## DATASET EXTRACT
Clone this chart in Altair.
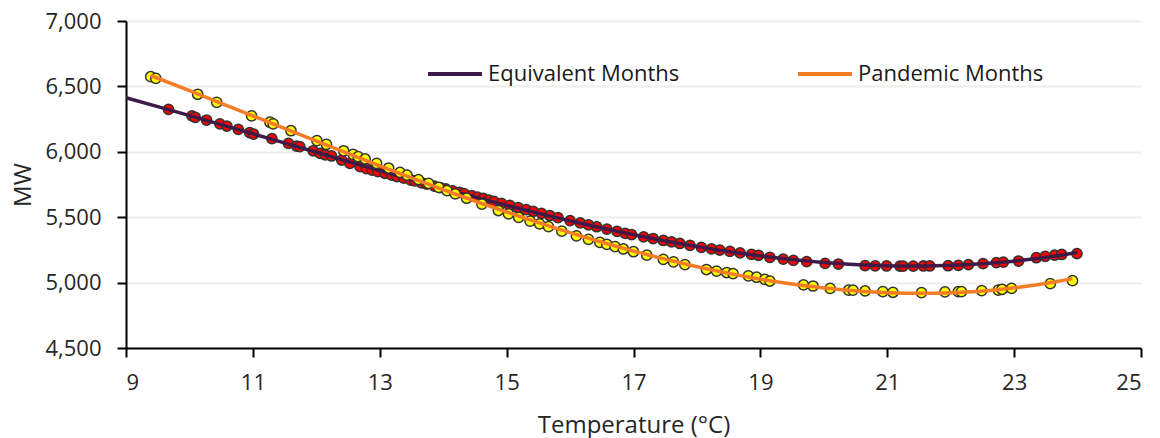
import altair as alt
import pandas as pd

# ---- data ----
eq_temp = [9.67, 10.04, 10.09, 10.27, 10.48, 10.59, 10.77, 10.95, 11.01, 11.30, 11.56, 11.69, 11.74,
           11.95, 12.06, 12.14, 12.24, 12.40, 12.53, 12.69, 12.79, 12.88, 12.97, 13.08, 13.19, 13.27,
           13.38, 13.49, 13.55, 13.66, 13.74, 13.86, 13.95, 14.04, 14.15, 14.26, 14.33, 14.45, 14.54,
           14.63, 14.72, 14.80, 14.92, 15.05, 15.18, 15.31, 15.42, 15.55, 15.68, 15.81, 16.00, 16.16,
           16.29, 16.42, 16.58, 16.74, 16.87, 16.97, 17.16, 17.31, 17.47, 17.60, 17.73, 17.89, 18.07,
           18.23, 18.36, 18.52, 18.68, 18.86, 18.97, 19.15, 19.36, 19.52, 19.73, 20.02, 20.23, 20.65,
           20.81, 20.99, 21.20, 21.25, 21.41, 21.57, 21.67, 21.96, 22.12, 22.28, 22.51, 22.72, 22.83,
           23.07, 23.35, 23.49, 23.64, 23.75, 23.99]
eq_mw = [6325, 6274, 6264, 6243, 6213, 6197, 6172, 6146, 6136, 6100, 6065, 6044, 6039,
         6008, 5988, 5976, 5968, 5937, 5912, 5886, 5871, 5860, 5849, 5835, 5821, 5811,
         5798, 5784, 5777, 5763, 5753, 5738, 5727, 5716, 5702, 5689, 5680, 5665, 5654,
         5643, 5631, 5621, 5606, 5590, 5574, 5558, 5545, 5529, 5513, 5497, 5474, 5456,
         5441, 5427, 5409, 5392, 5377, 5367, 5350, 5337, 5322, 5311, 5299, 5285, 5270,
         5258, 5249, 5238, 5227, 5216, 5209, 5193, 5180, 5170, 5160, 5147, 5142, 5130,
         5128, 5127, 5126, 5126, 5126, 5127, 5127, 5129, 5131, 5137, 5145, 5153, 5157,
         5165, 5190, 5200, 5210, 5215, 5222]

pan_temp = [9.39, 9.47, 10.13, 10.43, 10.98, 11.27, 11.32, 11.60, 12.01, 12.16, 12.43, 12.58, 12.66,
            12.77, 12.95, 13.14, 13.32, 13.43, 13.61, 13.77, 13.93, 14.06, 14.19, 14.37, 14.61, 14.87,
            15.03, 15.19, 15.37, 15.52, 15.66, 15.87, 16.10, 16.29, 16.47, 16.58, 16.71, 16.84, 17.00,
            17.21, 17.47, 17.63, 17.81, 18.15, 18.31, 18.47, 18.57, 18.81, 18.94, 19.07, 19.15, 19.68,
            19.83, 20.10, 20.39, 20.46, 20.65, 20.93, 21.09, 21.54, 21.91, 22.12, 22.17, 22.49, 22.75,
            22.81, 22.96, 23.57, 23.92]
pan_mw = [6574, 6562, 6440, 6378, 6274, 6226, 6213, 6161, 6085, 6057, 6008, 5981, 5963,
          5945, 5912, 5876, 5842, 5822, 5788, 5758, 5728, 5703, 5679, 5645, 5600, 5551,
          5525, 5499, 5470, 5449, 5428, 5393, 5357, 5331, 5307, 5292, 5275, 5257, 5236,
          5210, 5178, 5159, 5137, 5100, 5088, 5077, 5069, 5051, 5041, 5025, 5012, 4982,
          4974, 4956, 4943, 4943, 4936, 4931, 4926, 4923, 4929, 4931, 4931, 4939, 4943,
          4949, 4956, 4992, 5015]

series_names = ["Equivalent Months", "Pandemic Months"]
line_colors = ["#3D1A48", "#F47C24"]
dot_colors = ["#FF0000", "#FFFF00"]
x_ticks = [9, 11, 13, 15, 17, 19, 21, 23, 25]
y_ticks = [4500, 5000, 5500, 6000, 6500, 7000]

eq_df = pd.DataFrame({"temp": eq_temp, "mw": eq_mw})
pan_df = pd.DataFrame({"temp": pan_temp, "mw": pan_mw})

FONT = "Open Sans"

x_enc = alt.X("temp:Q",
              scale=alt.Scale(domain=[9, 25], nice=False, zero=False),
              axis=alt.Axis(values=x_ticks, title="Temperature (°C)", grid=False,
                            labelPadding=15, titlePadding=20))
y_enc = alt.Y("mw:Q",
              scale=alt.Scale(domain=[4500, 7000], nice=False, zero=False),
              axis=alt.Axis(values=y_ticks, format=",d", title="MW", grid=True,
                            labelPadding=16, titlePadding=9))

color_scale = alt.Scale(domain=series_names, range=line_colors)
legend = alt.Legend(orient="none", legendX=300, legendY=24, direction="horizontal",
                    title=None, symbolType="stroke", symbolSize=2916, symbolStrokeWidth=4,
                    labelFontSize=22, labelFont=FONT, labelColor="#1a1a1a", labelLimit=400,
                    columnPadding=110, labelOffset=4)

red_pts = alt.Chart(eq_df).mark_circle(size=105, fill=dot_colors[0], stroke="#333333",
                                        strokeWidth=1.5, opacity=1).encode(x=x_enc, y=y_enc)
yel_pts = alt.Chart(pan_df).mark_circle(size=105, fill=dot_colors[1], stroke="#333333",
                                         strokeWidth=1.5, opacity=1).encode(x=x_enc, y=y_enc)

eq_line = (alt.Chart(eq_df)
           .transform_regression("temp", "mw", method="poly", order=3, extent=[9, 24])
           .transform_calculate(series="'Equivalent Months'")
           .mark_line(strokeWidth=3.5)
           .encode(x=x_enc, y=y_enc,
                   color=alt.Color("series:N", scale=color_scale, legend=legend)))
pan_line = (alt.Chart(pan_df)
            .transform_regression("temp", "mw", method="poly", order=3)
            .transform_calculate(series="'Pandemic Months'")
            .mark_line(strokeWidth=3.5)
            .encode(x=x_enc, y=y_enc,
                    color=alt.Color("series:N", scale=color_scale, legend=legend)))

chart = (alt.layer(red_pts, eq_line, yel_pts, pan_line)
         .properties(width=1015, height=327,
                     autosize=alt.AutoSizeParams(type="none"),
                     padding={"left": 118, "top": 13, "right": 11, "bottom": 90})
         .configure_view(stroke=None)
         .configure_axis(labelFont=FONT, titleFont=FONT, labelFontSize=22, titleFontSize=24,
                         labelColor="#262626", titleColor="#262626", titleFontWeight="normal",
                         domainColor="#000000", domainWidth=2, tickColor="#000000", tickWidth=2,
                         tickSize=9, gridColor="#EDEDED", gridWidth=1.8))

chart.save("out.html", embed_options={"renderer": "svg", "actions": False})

## EXERCISE REQUIREMENTS
From the material above, reproduce everything verbatim except the pictures.

## ANSWER TO THE PROBLEM
Clone this chart in Altair.
import altair as alt
import pandas as pd

# ---- data ----
eq_temp = [9.67, 10.04, 10.09, 10.27, 10.48, 10.59, 10.77, 10.95, 11.01, 11.30, 11.56, 11.69, 11.74,
           11.95, 12.06, 12.14, 12.24, 12.40, 12.53, 12.69, 12.79, 12.88, 12.97, 13.08, 13.19, 13.27,
           13.38, 13.49, 13.55, 13.66, 13.74, 13.86, 13.95, 14.04, 14.15, 14.26, 14.33, 14.45, 14.54,
           14.63, 14.72, 14.80, 14.92, 15.05, 15.18, 15.31, 15.42, 15.55, 15.68, 15.81, 16.00, 16.16,
           16.29, 16.42, 16.58, 16.74, 16.87, 16.97, 17.16, 17.31, 17.47, 17.60, 17.73, 17.89, 18.07,
           18.23, 18.36, 18.52, 18.68, 18.86, 18.97, 19.15, 19.36, 19.52, 19.73, 20.02, 20.23, 20.65,
           20.81, 20.99, 21.20, 21.25, 21.41, 21.57, 21.67, 21.96, 22.12, 22.28, 22.51, 22.72, 22.83,
           23.07, 23.35, 23.49, 23.64, 23.75, 23.99]
eq_mw = [6325, 6274, 6264, 6243, 6213, 6197, 6172, 6146, 6136, 6100, 6065, 6044, 6039,
         6008, 5988, 5976, 5968, 5937, 5912, 5886, 5871, 5860, 5849, 5835, 5821, 5811,
         5798, 5784, 5777, 5763, 5753, 5738, 5727, 5716, 5702, 5689, 5680, 5665, 5654,
         5643, 5631, 5621, 5606, 5590, 5574, 5558, 5545, 5529, 5513, 5497, 5474, 5456,
         5441, 5427, 5409, 5392, 5377, 5367, 5350, 5337, 5322, 5311, 5299, 5285, 5270,
         5258, 5249, 5238, 5227, 5216, 5209, 5193, 5180, 5170, 5160, 5147, 5142, 5130,
         5128, 5127, 5126, 5126, 5126, 5127, 5127, 5129, 5131, 5137, 5145, 5153, 5157,
         5165, 5190, 5200, 5210, 5215, 5222]

pan_temp = [9.39, 9.47, 10.13, 10.43, 10.98, 11.27, 11.32, 11.60, 12.01, 12.16, 12.43, 12.58, 12.66,
            12.77, 12.95, 13.14, 13.32, 13.43, 13.61, 13.77, 13.93, 14.06, 14.19, 14.37, 14.61, 14.87,
            15.03, 15.19, 15.37, 15.52, 15.66, 15.87, 16.10, 16.29, 16.47, 16.58, 16.71, 16.84, 17.00,
            17.21, 17.47, 17.63, 17.81, 18.15, 18.31, 18.47, 18.57, 18.81, 18.94, 19.07, 19.15, 19.68,
            19.83, 20.10, 20.39, 20.46, 20.65, 20.93, 21.09, 21.54, 21.91, 22.12, 22.17, 22.49, 22.75,
            22.81, 22.96, 23.57, 23.92]
pan_mw = [6574, 6562, 6440, 6378, 6274, 6226, 6213, 6161, 6085, 6057, 6008, 5981, 5963,
          5945, 5912, 5876, 5842, 5822, 5788, 5758, 5728, 5703, 5679, 5645, 5600, 5551,
          5525, 5499, 5470, 5449, 5428, 5393, 5357, 5331, 5307, 5292, 5275, 5257, 5236,
          5210, 5178, 5159, 5137, 5100, 5088, 5077, 5069, 5051, 5041, 5025, 5012, 4982,
          4974, 4956, 4943, 4943, 4936, 4931, 4926, 4923, 4929, 4931, 4931, 4939, 4943,
          4949, 4956, 4992, 5015]

series_names = ["Equivalent Months", "Pandemic Months"]
line_colors = ["#3D1A48", "#F47C24"]
dot_colors = ["#FF0000", "#FFFF00"]
x_ticks = [9, 11, 13, 15, 17, 19, 21, 23, 25]
y_ticks = [4500, 5000, 5500, 6000, 6500, 7000]

eq_df = pd.DataFrame({"temp": eq_temp, "mw": eq_mw})
pan_df = pd.DataFrame({"temp": pan_temp, "mw": pan_mw})

FONT = "Open Sans"

x_enc = alt.X("temp:Q",
              scale=alt.Scale(domain=[9, 25], nice=False, zero=False),
              axis=alt.Axis(values=x_ticks, title="Temperature (°C)", grid=False,
                            labelPadding=15, titlePadding=20))
y_enc = alt.Y("mw:Q",
              scale=alt.Scale(domain=[4500, 7000], nice=False, zero=False),
              axis=alt.Axis(values=y_ticks, format=",d", title="MW", grid=True,
                            labelPadding=16, titlePadding=9))

color_scale = alt.Scale(domain=series_names, range=line_colors)
legend = alt.Legend(orient="none", legendX=300, legendY=24, direction="horizontal",
                    title=None, symbolType="stroke", symbolSize=2916, symbolStrokeWidth=4,
                    labelFontSize=22, labelFont=FONT, labelColor="#1a1a1a", labelLimit=400,
                    columnPadding=110, labelOffset=4)

red_pts = alt.Chart(eq_df).mark_circle(size=105, fill=dot_colors[0], stroke="#333333",
                                        strokeWidth=1.5, opacity=1).encode(x=x_enc, y=y_enc)
yel_pts = alt.Chart(pan_df).mark_circle(size=105, fill=dot_colors[1], stroke="#333333",
                                         strokeWidth=1.5, opacity=1).encode(x=x_enc, y=y_enc)

eq_line = (alt.Chart(eq_df)
           .transform_regression("temp", "mw", method="poly", order=3, extent=[9, 24])
           .transform_calculate(series="'Equivalent Months'")
           .mark_line(strokeWidth=3.5)
           .encode(x=x_enc, y=y_enc,
                   color=alt.Color("series:N", scale=color_scale, legend=legend)))
pan_line = (alt.Chart(pan_df)
            .transform_regression("temp", "mw", method="poly", order=3)
            .transform_calculate(series="'Pandemic Months'")
            .mark_line(strokeWidth=3.5)
            .encode(x=x_enc, y=y_enc,
                    color=alt.Color("series:N", scale=color_scale, legend=legend)))

chart = (alt.layer(red_pts, eq_line, yel_pts, pan_line)
         .properties(width=1015, height=327,
                     autosize=alt.AutoSizeParams(type="none"),
                     padding={"left": 118, "top": 13, "right": 11, "bottom": 90})
         .configure_view(stroke=None)
         .configure_axis(labelFont=FONT, titleFont=FONT, labelFontSize=22, titleFontSize=24,
                         labelColor="#262626", titleColor="#262626", titleFontWeight="normal",
                         domainColor="#000000", domainWidth=2, tickColor="#000000", tickWidth=2,
                         tickSize=9, gridColor="#EDEDED", gridWidth=1.8))

chart.save("out.html", embed_options={"renderer": "svg", "actions": False})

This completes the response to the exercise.